The disastrous result of this forbidding doctrine was that wherever the Jansenist weed took root, reception of Holy Communion was smothered, to the extent that in some places the faithful were too frightened to fulfil their Easter duties and many souls were even dispatched to their Particular Judgment without the nourishment of Viaticum.
It was while the plague of Port Royal was at its most virulent that St Margaret Mary Alacocque was favoured with a series of visions at the Visitation convent at Paray-le-Monial, in which Our Lord confided to her the mission to establish devotion to His Sacred Heart. In these apparitions Our Lord revealed His Heart to be aflame with tenderness for wounded humanity, and promised “that my all powerful love will grant to all those who will receive Communion on the First Fridays, for nine consecutive months, the grace of final repentance: they will not die in my displeasure, nor without receiving the sacraments; and my heart will be their secure refuge in that last hour.”
Despite the spread of Devotion to the Sacred Heart, and the consistent condemnation of Jansenist rigorism by the popes of the baroque period, the first generation of Oratorians who came to Brompton in 1854 still found it necessary to weed out scruples which had their roots in Port Royal. Fr Dalgairns’s treatise The Holy Communion of 1861 lacerated Jansenist severity and heartily promoted frequent Communion as the ultimate means of sustained intimate union with Our Lord and His Sacred Heart in this life.
In 1905, frequent Communion received its ultimate approbation in Pope St Pius X’s decree Sacra Tridentina, which declared it to be “the desire of Jesus Christ and of the Church that all the faithful should daily approach the sacred banquet” in order to receive forgiveness from venial sins and strength to avoid grave sins.
In other words, Holy Communion should be seen as a most effective means to growth in holiness in this life rather than as a reward for spiritual perfection. Anyone who is free from mortal sin may receive the Blessed Sacrament on the condition that he does so with the right intention. Sacra Tridentina defines this right intention as “the wish to please God, to be more closely united to Him by charity, and to have recourse to this divine remedy for his weakness and defects”. That is to say, to receive Communion in good faith we should take care to avoid doing so out of mere routine.
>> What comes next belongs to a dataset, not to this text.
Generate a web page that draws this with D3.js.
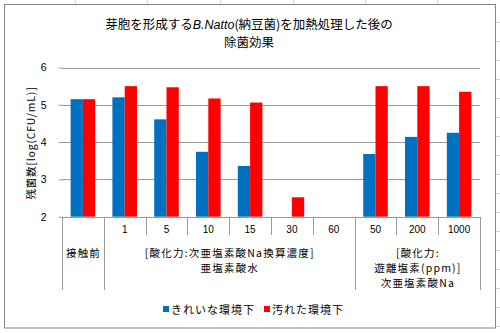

So the answer to the question ‘How often should I receive Communion?’ must be ‘It depends’. It depends on the situation of the individual. If he has a ‘moral certainty’ that he is in a state of grace (i.e. he is unaware of any unconfessed mortal sin) and his desire is to nurture friendship with Our Lord then yes, he is encouraged to receive Communion.
At most Masses there will be some members of the congregation who do not go up for Communion. It is not our business to speculate why. It might be that they have not kept the one hour fast, or perhaps they have already received Communion that day. If we concentrate on making a ‘good Communion’ ourselves, then we shall not give in to the distraction of judging anyone else’s dispositions.
And while Catholics are obliged to attend Mass every Sunday and Holy Day, we should remember that the Church still only insists that we must receive Communion once a year around Easter. This must surely be to ensure that whenever we do communicate, we fulfil the minimum requirement of being in a state of Grace. There is a proper sequence in the Sacraments. If we have sinned gravely, we need to be resurrected from the death of sin in the Sacrament of Penance, so that we might look forward to that encounter with Our Risen Lord in Holy Communion with the greatest joy and confidence.
In order to foster a ‘right intention’ we have to make some basic preparations. ‘Remote preparation’ involves the way we conduct our lives: praying, practising the virtues, examination of conscience, Confession and regular repentance of venial sins. The frequent communicant might be advised to seek spiritual direction in order to derive maximum benefit from his Communions.
‘Proximate preparation’ includes modest dress, observing the one hour fast (there is nothing to stop us fasting for three hours or from midnight as long as we do not try to force this on others as if it were a precept), and arriving on time for Mass. Keeping ‘custody of the eyes’ when approaching the altar is also important. We must aim to receive Our Lord with maximum humility and reverence.
His Holiness Pope Benedict XVI has reminded us that Holy Communion must never become routine. Since Corpus Christi 2008, those receiving Holy Communion from the Holy Father at papal Masses have been instructed to do so kneeling and on the tongue. His Master of Ceremonies explained that this “better sheds light on the truth of the Real Presence in the Eucharist, it helps the devotion of the faithful, introduces them more easily to a sense of mystery; aspects which, in our time, speaking pastorally, it is urgent to highlight and recover.” Perhaps this is why he has reinstated the practice of receiving Holy Communion kneeling and on the tongue at all papal Masses.
If we really want the full benefits of the Sacrament, we must also make a thanksgiving afterwards. The minutes after Holy Communion are a time of close intimacy with Our Lord. Saint Philip Neri noticed that a parishioner habitually left the church immediately after receiving Holy Communion. One day he instructed two acolytes to accompany the man with lighted candles as he walked home. When the man returned to St Philip to ask why, St Philip replied, “We have to pay proper respect to Our Lord, Whom you are carrying away with you. Since you neglect to adore Him, I sent two acolytes to do the job for you.” Realizing his fault, the man knelt and made proper thanksgiving after Holy Communion.